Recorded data
----

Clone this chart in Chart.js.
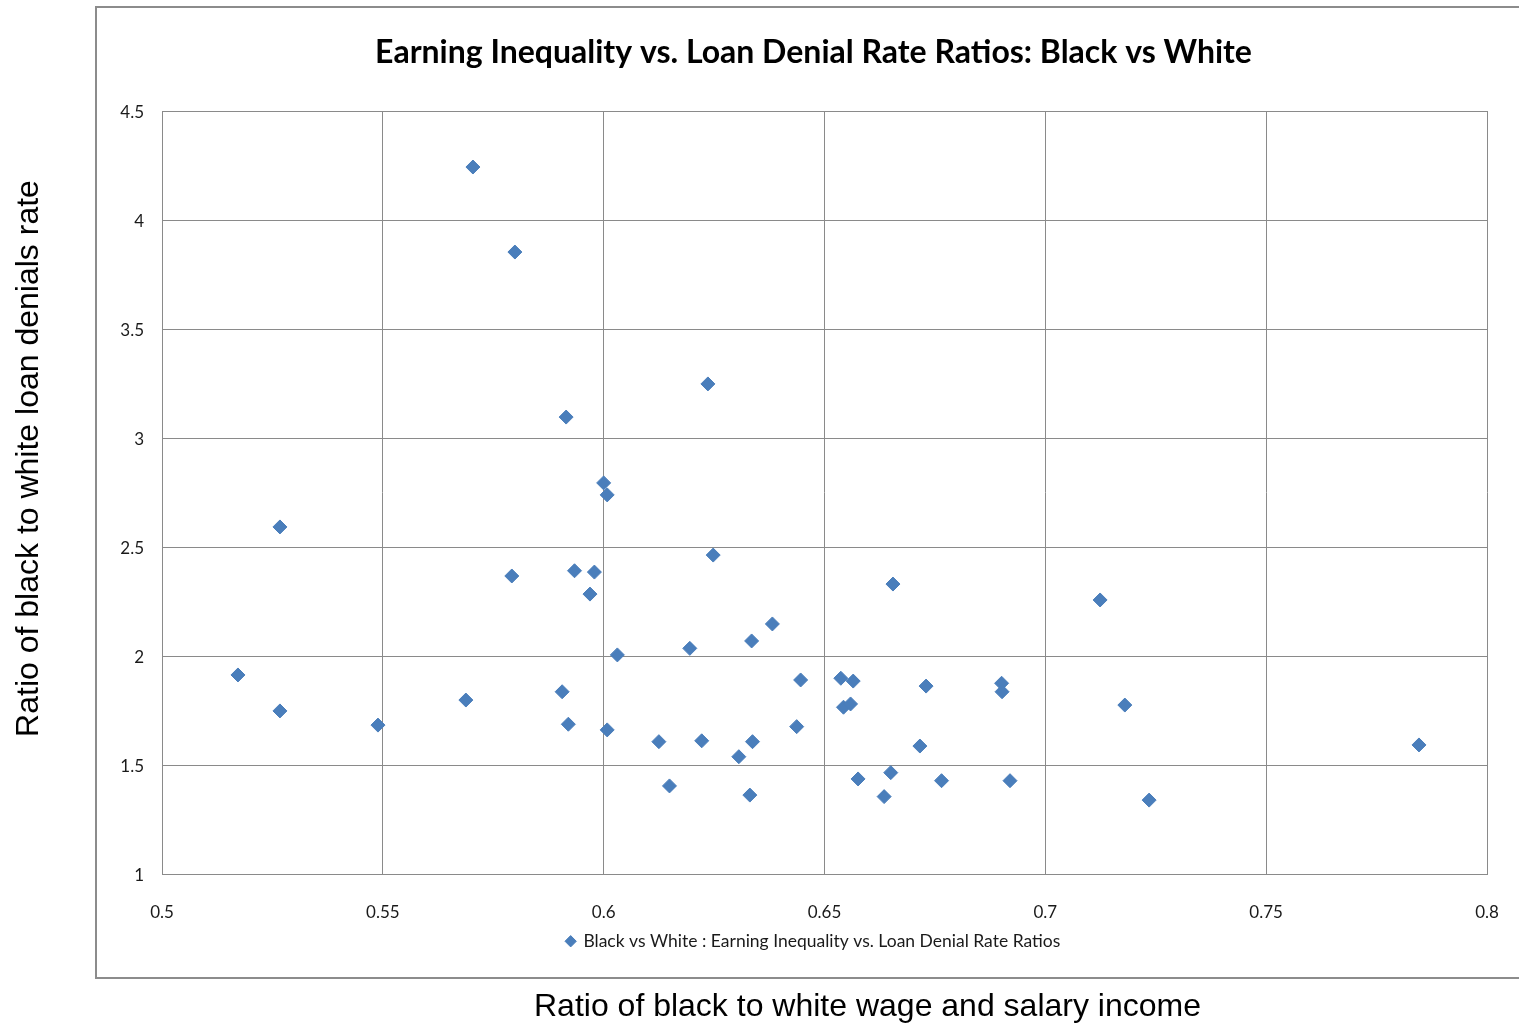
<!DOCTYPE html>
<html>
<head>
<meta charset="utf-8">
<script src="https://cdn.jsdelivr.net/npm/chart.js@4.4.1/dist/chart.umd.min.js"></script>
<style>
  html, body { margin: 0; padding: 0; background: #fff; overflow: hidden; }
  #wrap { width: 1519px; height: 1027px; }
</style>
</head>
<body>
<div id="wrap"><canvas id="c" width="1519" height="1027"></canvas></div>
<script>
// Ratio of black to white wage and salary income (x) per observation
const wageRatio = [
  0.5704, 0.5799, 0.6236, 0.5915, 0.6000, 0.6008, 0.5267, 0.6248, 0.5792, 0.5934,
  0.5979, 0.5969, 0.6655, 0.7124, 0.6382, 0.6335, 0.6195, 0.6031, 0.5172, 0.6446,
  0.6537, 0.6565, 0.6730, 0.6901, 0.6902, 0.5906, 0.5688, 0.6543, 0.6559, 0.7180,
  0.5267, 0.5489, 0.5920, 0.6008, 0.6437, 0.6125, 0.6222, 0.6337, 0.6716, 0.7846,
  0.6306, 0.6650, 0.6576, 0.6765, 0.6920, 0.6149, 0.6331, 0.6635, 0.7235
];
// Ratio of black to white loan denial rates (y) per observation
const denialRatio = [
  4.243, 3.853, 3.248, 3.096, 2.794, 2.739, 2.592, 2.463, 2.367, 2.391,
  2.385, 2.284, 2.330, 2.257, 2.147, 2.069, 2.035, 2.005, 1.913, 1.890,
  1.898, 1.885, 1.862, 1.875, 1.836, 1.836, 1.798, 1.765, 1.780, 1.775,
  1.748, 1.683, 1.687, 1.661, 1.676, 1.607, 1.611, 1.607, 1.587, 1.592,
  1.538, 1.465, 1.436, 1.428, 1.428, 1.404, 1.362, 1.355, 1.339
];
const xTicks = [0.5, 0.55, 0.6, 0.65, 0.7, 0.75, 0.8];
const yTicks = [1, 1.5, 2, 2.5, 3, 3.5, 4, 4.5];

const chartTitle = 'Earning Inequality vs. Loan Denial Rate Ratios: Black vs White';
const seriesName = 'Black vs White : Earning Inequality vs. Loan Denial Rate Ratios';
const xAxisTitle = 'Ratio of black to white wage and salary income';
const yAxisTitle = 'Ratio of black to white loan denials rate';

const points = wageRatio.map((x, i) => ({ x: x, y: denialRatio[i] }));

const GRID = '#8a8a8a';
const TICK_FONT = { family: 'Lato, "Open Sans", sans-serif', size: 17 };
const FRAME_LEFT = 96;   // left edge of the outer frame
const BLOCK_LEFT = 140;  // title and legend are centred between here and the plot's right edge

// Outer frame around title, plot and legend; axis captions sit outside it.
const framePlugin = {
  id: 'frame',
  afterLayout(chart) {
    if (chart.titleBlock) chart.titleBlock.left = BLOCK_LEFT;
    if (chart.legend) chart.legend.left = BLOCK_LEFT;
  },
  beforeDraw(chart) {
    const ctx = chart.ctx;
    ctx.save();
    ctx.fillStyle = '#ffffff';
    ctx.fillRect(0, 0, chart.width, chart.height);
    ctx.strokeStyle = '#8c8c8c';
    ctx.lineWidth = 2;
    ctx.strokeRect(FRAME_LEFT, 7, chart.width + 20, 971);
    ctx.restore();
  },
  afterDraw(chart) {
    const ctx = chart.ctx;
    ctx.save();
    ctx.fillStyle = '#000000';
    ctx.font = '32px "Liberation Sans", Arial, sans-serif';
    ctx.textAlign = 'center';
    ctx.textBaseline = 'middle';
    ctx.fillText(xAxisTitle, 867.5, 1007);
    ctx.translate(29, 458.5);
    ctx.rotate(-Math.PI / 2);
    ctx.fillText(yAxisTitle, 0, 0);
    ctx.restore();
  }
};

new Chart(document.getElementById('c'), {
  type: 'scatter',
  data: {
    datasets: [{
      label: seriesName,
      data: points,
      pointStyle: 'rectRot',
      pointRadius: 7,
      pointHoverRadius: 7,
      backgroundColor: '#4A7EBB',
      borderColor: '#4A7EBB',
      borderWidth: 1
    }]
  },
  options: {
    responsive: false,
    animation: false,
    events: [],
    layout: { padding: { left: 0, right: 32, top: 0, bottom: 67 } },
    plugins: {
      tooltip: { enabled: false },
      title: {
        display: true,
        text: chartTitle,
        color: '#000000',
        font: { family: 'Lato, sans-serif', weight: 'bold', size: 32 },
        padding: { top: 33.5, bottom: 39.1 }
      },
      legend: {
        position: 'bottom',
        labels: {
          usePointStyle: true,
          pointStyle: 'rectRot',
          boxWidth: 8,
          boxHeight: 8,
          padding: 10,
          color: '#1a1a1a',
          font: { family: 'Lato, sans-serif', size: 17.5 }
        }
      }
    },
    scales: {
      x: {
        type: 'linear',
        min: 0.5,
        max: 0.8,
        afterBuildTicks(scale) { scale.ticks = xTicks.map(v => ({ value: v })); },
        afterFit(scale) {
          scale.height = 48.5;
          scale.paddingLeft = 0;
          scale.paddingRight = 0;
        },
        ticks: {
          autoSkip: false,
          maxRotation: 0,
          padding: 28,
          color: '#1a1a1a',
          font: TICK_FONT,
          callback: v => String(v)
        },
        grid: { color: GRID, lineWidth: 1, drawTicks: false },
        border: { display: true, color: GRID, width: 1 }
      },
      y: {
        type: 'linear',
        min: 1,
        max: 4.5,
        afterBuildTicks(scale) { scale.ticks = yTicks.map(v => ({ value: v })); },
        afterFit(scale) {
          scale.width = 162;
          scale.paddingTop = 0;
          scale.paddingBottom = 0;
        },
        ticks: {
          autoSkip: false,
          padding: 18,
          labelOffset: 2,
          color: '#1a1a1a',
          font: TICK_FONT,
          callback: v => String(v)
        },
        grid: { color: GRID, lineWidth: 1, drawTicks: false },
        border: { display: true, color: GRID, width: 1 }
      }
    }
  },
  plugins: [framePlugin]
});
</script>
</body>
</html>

----

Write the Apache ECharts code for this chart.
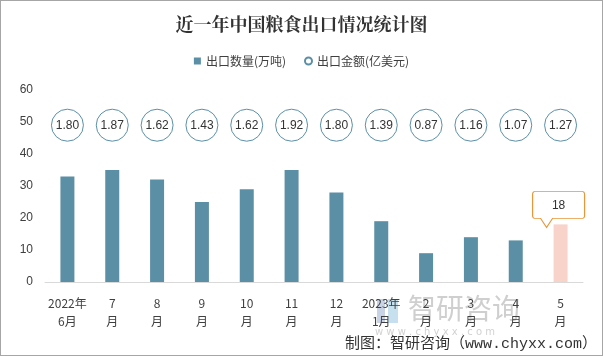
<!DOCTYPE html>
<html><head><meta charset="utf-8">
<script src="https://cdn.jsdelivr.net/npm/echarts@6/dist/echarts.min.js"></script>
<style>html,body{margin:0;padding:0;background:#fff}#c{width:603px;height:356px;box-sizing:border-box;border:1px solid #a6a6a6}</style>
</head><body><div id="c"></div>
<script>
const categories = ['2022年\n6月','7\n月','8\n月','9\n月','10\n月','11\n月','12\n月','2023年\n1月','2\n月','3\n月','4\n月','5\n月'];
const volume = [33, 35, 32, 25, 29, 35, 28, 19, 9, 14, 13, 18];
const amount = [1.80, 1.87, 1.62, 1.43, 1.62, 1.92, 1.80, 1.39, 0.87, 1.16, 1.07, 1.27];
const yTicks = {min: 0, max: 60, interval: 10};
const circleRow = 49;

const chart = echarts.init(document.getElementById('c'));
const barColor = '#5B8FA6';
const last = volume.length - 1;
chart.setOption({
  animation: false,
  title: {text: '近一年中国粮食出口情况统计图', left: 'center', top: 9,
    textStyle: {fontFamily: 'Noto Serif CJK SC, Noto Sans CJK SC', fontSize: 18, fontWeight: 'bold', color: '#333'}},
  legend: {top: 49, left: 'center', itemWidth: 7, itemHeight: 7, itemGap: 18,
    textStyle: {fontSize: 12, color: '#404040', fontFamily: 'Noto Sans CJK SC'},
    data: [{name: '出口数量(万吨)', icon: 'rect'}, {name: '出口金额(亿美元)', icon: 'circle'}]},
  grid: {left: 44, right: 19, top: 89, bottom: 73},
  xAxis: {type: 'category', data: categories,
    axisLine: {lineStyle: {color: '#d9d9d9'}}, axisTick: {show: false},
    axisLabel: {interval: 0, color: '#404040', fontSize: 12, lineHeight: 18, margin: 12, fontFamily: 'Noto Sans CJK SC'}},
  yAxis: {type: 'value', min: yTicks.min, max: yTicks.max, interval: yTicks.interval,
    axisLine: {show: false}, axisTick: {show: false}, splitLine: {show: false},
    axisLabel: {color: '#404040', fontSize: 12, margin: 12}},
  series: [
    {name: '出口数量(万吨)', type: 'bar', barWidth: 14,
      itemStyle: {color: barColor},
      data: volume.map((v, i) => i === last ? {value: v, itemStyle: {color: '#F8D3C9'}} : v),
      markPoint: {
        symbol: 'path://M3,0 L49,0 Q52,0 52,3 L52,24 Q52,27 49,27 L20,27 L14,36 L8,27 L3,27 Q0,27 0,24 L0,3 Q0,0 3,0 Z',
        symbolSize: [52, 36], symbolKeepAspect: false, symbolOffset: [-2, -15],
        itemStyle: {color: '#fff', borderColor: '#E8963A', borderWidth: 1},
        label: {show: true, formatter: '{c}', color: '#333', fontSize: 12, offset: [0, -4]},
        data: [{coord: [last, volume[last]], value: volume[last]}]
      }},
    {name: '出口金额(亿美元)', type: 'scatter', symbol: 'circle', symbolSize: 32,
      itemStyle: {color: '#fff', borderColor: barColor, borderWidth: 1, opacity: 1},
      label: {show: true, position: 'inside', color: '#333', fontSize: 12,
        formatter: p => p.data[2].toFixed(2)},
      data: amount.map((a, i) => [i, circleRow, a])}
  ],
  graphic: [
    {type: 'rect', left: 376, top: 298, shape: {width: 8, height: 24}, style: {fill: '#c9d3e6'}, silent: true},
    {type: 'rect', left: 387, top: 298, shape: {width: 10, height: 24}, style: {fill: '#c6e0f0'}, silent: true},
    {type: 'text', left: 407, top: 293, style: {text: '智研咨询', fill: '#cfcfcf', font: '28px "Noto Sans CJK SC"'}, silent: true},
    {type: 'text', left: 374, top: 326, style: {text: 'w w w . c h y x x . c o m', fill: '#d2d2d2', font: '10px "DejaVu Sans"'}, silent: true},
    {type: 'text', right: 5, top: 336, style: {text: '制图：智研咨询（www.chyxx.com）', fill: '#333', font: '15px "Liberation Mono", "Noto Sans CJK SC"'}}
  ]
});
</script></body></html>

----

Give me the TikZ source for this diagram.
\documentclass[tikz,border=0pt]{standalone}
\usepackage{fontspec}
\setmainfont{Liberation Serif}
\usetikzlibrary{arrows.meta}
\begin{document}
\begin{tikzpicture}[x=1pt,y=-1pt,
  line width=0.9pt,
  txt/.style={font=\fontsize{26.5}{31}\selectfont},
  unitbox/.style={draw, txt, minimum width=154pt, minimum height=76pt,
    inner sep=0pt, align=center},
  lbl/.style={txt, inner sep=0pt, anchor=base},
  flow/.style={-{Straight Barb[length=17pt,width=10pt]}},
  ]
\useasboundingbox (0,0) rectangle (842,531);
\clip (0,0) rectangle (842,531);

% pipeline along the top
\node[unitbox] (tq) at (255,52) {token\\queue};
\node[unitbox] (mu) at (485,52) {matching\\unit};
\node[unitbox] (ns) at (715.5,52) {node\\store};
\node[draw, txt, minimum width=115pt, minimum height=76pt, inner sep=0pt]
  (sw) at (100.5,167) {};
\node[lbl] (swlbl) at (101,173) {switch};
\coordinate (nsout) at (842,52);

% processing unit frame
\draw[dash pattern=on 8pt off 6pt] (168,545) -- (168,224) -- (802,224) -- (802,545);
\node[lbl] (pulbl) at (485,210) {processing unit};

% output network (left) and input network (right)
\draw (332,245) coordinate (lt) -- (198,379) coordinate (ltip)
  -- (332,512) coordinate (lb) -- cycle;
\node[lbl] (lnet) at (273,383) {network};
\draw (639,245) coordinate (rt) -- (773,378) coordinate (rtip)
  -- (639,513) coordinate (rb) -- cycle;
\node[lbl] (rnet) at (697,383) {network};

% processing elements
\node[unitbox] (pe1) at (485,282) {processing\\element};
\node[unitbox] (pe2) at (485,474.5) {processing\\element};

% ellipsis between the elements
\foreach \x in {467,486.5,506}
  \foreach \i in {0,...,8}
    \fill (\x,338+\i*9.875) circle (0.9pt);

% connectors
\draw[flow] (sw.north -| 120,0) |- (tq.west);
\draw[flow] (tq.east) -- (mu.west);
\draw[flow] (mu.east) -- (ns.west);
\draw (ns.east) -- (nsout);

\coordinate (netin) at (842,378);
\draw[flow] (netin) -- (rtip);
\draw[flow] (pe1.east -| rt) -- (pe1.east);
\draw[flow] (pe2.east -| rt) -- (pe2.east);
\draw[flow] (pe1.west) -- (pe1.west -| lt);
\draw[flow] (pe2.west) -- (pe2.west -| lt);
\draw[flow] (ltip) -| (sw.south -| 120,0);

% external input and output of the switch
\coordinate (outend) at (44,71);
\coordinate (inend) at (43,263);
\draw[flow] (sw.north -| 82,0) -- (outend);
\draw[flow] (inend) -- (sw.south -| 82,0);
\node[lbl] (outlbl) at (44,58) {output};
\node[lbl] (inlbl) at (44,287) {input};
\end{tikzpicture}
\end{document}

----

Write out, exactly as they stand, the lines from the one containing "Give me the TikZ source for this diagram." through the one containing "(pulbl) at (485,210)", both ends included.

Give me the TikZ source for this diagram.
\documentclass[tikz,border=0pt]{standalone}
\usepackage{fontspec}
\setmainfont{Liberation Serif}
\usetikzlibrary{arrows.meta}
\begin{document}
\begin{tikzpicture}[x=1pt,y=-1pt,
  line width=0.9pt,
  txt/.style={font=\fontsize{26.5}{31}\selectfont},
  unitbox/.style={draw, txt, minimum width=154pt, minimum height=76pt,
    inner sep=0pt, align=center},
  lbl/.style={txt, inner sep=0pt, anchor=base},
  flow/.style={-{Straight Barb[length=17pt,width=10pt]}},
  ]
\useasboundingbox (0,0) rectangle (842,531);
\clip (0,0) rectangle (842,531);

% pipeline along the top
\node[unitbox] (tq) at (255,52) {token\\queue};
\node[unitbox] (mu) at (485,52) {matching\\unit};
\node[unitbox] (ns) at (715.5,52) {node\\store};
\node[draw, txt, minimum width=115pt, minimum height=76pt, inner sep=0pt]
  (sw) at (100.5,167) {};
\node[lbl] (swlbl) at (101,173) {switch};
\coordinate (nsout) at (842,52);

% processing unit frame
\draw[dash pattern=on 8pt off 6pt] (168,545) -- (168,224) -- (802,224) -- (802,545);
\node[lbl] (pulbl) at (485,210) {processing unit};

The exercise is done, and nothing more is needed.